▶ _RECORDED INFORMATION_:
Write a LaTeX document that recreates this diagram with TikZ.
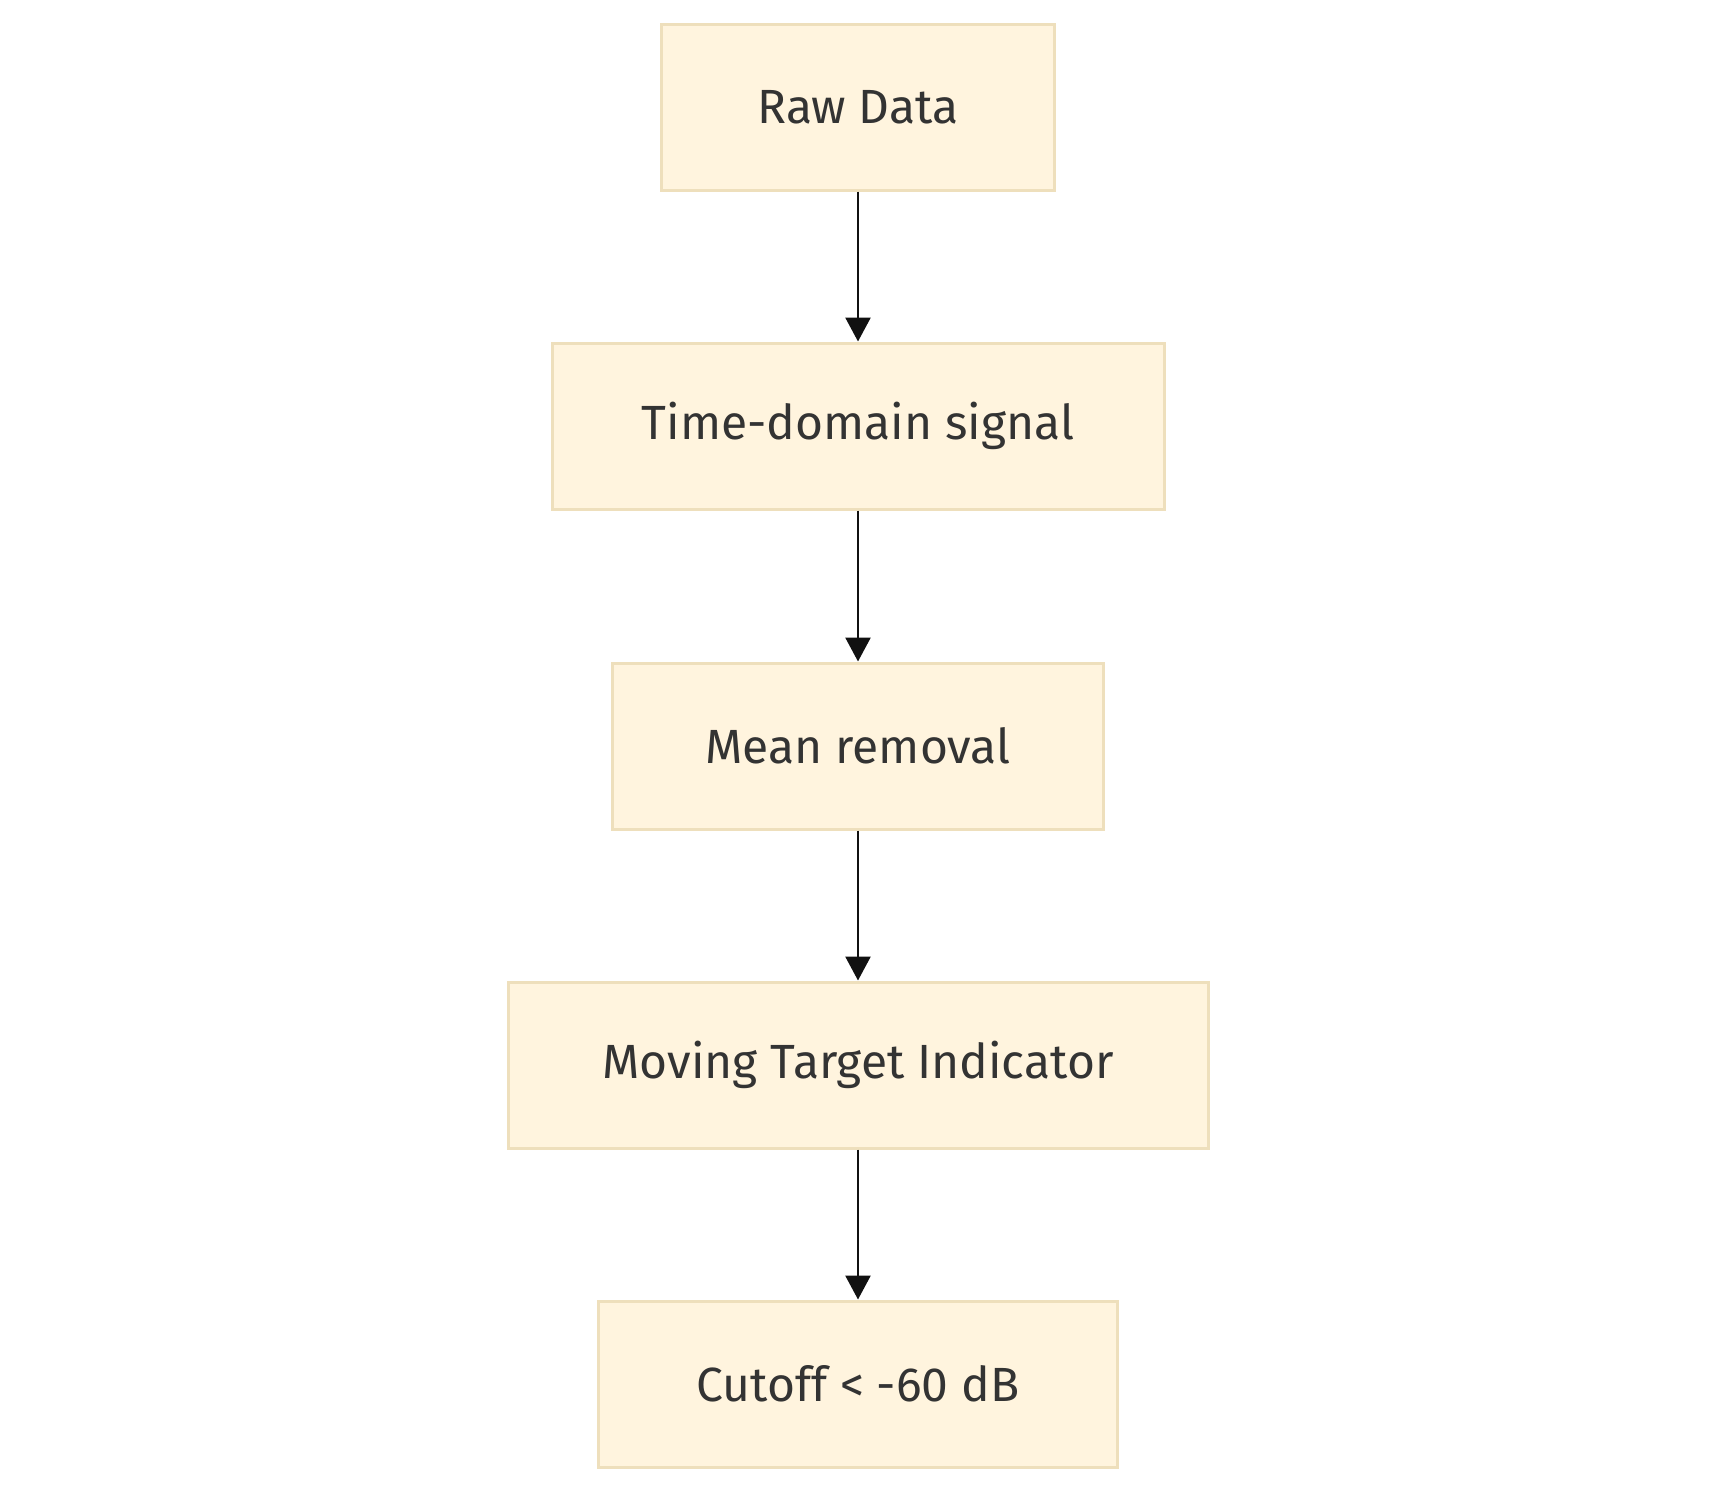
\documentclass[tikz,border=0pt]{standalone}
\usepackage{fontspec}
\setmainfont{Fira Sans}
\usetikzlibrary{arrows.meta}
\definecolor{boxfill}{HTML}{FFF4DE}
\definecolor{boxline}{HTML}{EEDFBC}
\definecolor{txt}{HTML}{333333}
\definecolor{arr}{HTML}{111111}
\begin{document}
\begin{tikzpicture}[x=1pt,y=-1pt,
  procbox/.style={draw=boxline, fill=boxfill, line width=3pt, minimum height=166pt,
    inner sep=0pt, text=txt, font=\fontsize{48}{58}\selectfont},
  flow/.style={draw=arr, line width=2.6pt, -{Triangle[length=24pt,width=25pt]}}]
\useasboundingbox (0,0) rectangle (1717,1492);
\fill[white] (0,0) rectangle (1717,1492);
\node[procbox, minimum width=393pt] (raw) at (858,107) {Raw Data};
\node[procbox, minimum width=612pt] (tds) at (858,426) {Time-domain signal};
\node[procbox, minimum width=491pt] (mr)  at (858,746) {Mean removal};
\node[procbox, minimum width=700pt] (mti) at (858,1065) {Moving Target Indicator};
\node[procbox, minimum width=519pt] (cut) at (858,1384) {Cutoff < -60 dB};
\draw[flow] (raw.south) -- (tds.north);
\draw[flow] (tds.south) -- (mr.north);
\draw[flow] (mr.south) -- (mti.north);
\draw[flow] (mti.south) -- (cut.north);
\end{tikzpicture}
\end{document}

▶ _WHAT THE TASK REQUIRES_:
Skip every picture and transcribe the data above exactly.

▶ _WRITTEN REPLY_:
Write a LaTeX document that recreates this diagram with TikZ.
\documentclass[tikz,border=0pt]{standalone}
\usepackage{fontspec}
\setmainfont{Fira Sans}
\usetikzlibrary{arrows.meta}
\definecolor{boxfill}{HTML}{FFF4DE}
\definecolor{boxline}{HTML}{EEDFBC}
\definecolor{txt}{HTML}{333333}
\definecolor{arr}{HTML}{111111}
\begin{document}
\begin{tikzpicture}[x=1pt,y=-1pt,
  procbox/.style={draw=boxline, fill=boxfill, line width=3pt, minimum height=166pt,
    inner sep=0pt, text=txt, font=\fontsize{48}{58}\selectfont},
  flow/.style={draw=arr, line width=2.6pt, -{Triangle[length=24pt,width=25pt]}}]
\useasboundingbox (0,0) rectangle (1717,1492);
\fill[white] (0,0) rectangle (1717,1492);
\node[procbox, minimum width=393pt] (raw) at (858,107) {Raw Data};
\node[procbox, minimum width=612pt] (tds) at (858,426) {Time-domain signal};
\node[procbox, minimum width=491pt] (mr)  at (858,746) {Mean removal};
\node[procbox, minimum width=700pt] (mti) at (858,1065) {Moving Target Indicator};
\node[procbox, minimum width=519pt] (cut) at (858,1384) {Cutoff < -60 dB};
\draw[flow] (raw.south) -- (tds.north);
\draw[flow] (tds.south) -- (mr.north);
\draw[flow] (mr.south) -- (mti.north);
\draw[flow] (mti.south) -- (cut.north);
\end{tikzpicture}
\end{document}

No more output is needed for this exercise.